Elle étudie, de 1941 à 1946, avec le ténor écossais Joseph Hislop, à l'Académie royale de musique de Stockholm. À la faveur d'un remplacement, elle débute en 1946 à l'Opéra royal dans le rôle d'Agathe du Freischütz. L'année suivante, elle remporte son premier succès personnel en incarnant lady Macbeth (sous la direction de Fritz Busch). Engagée dans la troupe de l'Opéra royal, en 1948, elle y chante les rôles de la Maréchale, Donna Anna, Senta, Aïda, Tosca, Brünnhilde et Salomé. Elle retrouve Fritz Busch pour sa première apparition à l'étranger, au festival de Glyndebourne 1951, où elle chante Électre dans Idoménée de Mozart. Mais c'est à Munich en 1954, au cours d'un Ring où elle est Brünnhilde, et à Bayreuth, dans le rôle d'Elsa, que se révèlent ses étonnantes qualités de soprano dramatique.

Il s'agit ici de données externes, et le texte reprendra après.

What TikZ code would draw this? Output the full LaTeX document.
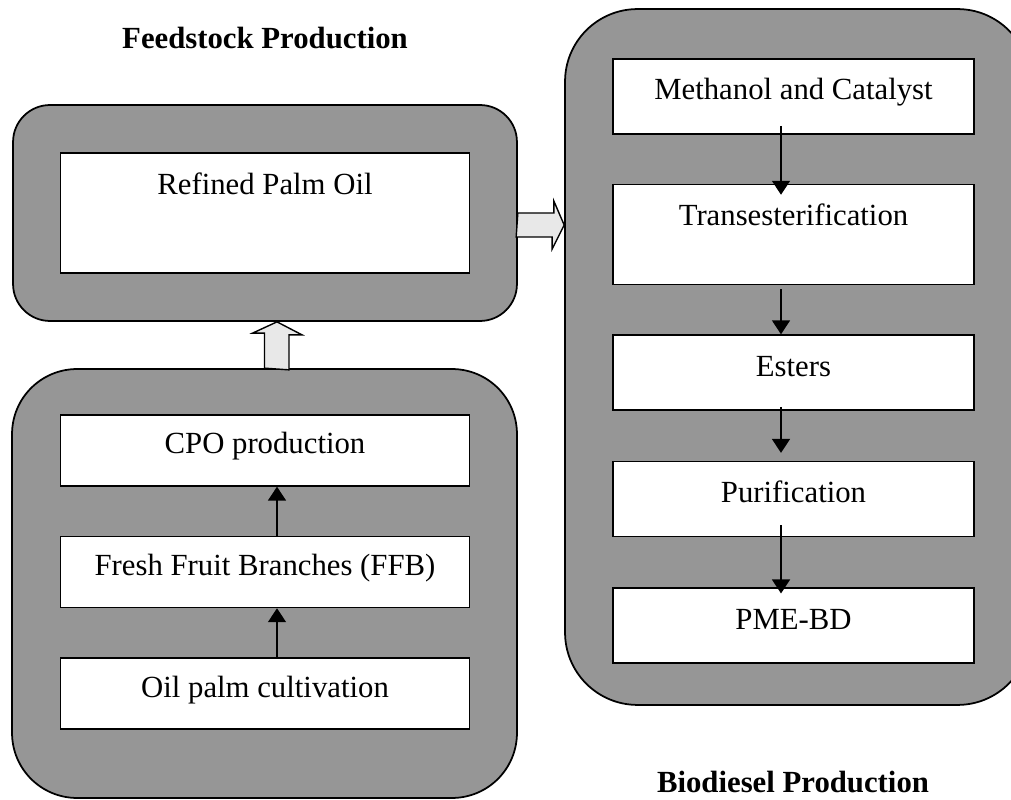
\documentclass[tikz,border=0pt]{standalone}
\usepackage{fontspec}
\setmainfont{Liberation Serif}
\usetikzlibrary{arrows.meta, positioning, calc}
\definecolor{panel}{HTML}{969696}
\definecolor{fatfill}{HTML}{E8E8E8}

\begin{document}
\begin{tikzpicture}[
  x=0.02cm, y=-0.02cm,
  node distance=0.98cm,
  group/.style={draw=black, fill=panel, line width=1pt},
  stage/.style={draw=black, fill=white, line width=0.9pt, inner sep=0pt,
                font=\fontsize{17.5}{21}\selectfont, align=center,
                text height=0.42cm, text depth=0.28cm},
  title/.style={font=\fontsize{17.5}{21}\selectfont\bfseries},
  arr/.style={-{Triangle[length=0.28cm, width=0.36cm]}, line width=0.9pt},
  fatarr/.style={draw=black, fill=fatfill, line width=0.8pt, line join=miter}
]
  \useasboundingbox (0,0) rectangle (1011,800);

  % Panels
  \node[group, minimum width=10.08cm, minimum height=4.32cm,
        rounded corners=0.74cm] (feed) at (265,213) {};
  \node[group, minimum width=10.1cm, minimum height=8.58cm,
        rounded corners=1.3cm] (farm) at (264.5,583.5) {};
  \node[group, minimum width=9.3cm, minimum height=13.92cm,
        rounded corners=1.45cm] (bio) at (797.5,357) {};

  % Titles
  \node[title] (ftitle) at (265,38) {Feedstock Production};
  \node[title] (btitle) at (793,782) {Biodiesel Production};

  % Feedstock side
  \node[stage, minimum width=8.18cm, minimum height=2.4cm,
        text depth=1.16cm] (rpo) at (feed) {Refined Palm Oil};
  \node[stage, minimum width=8.18cm, minimum height=1.42cm] (oil)
    at (265,693.5) {Oil palm cultivation};
  \node[stage, minimum width=8.18cm, minimum height=1.42cm,
        above=of oil] (ffb) {Fresh Fruit Branches (FFB)};
  \node[stage, minimum width=8.18cm, minimum height=1.42cm,
        above=of ffb] (cpo) {CPO production};

  % Biodiesel side
  \node[stage, minimum width=7.22cm, minimum height=1.5cm] (meth)
    at (793.5,96.5) {Methanol and Catalyst};
  \node[stage, minimum width=7.22cm, minimum height=2.0cm,
        text depth=0.8cm, below=of meth] (trans) {Transesterification};
  \node[stage, minimum width=7.22cm, minimum height=1.5cm,
        below=of trans] (est) {Esters};
  \node[stage, minimum width=7.22cm, minimum height=1.5cm,
        below=1cm of est] (pur) {Purification};
  \node[stage, minimum width=7.22cm, minimum height=1.5cm,
        below=1cm of pur] (pme) {PME-BD};

  % Arrows -- feedstock chain
  \draw[arr] ([xshift=0.24cm]oil.north) -- ([xshift=0.24cm]ffb.south);
  \draw[arr] ([xshift=0.24cm]ffb.north) -- ([xshift=0.24cm]cpo.south);

  % Arrows -- biodiesel chain
  \draw[arr, shorten <=-0.18cm, shorten >=-0.22cm]
    ([xshift=-0.25cm]meth.south) -- ([xshift=-0.25cm]trans.north);
  \draw[arr, shorten <=0.08cm]
    ([xshift=-0.25cm]trans.south) -- ([xshift=-0.25cm]est.north);
  \draw[arr, shorten <=-0.08cm, shorten >=0.16cm]
    ([xshift=-0.25cm]est.south) -- ([xshift=-0.25cm]pur.north);
  \draw[arr, shorten <=-0.24cm, shorten >=-0.12cm]
    ([xshift=-0.25cm]pur.south) -- ([xshift=-0.25cm]pme.north);

  % Block arrows between panels
  \draw[fatarr] (farm.north) -- ++(0,-35) -- ++(-12,0)
    -- ([xshift=0.24cm]feed.south) -- ++(25,13) -- ++(-13,0) -- ++(0,35) -- cycle;
  \coordinate (mid) at ([yshift=-0.24cm]feed.east);
  \draw[fatarr] (feed.east) -- ++(36,0) -- ++(0,-12)
    -- (mid -| bio.west) -- ++(-12,24) -- ++(0,-12) -- ++(-36,0) -- cycle;
\end{tikzpicture}
\end{document}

   Invitée régulièrement au festival de Bayreuth de 1957 à 1970, elle y incarne Isolde, Sieglinde et Brünnhilde. Elle se produit également à San Francisco et à Chicago en 1956, au Metropolitan Opera de New York en 1959 (y chantant Isolde), au Covent Garden de Londres en 1957 (dans une production du Ring) et à l'Opéra de Paris dans Tristan et Isolde (1966), Turandot (1968), Elektra (1974). Elle est la première cantatrice à enregistrer sans coupures cette dernière œuvre, réputée pour sa difficulté. En 1975, elle inscrit à son répertoire le rôle de la femme du Teinturier dans la Femme sans ombre de Richard Strauss. Plus que dans le répertoire verdien, c'est dans l'univers de Strauss et de Wagner que peut le mieux s'épanouir une voix d'une opulence et d'une homogénéité rares, à l'aigu éclatant, que le temps ne semble pas atteindre. La puissance dramatique de la comédienne est à la dimension hiératique du personnage. Elle a cessé de chanter en 1986 pour se consacrer à l'enseignement.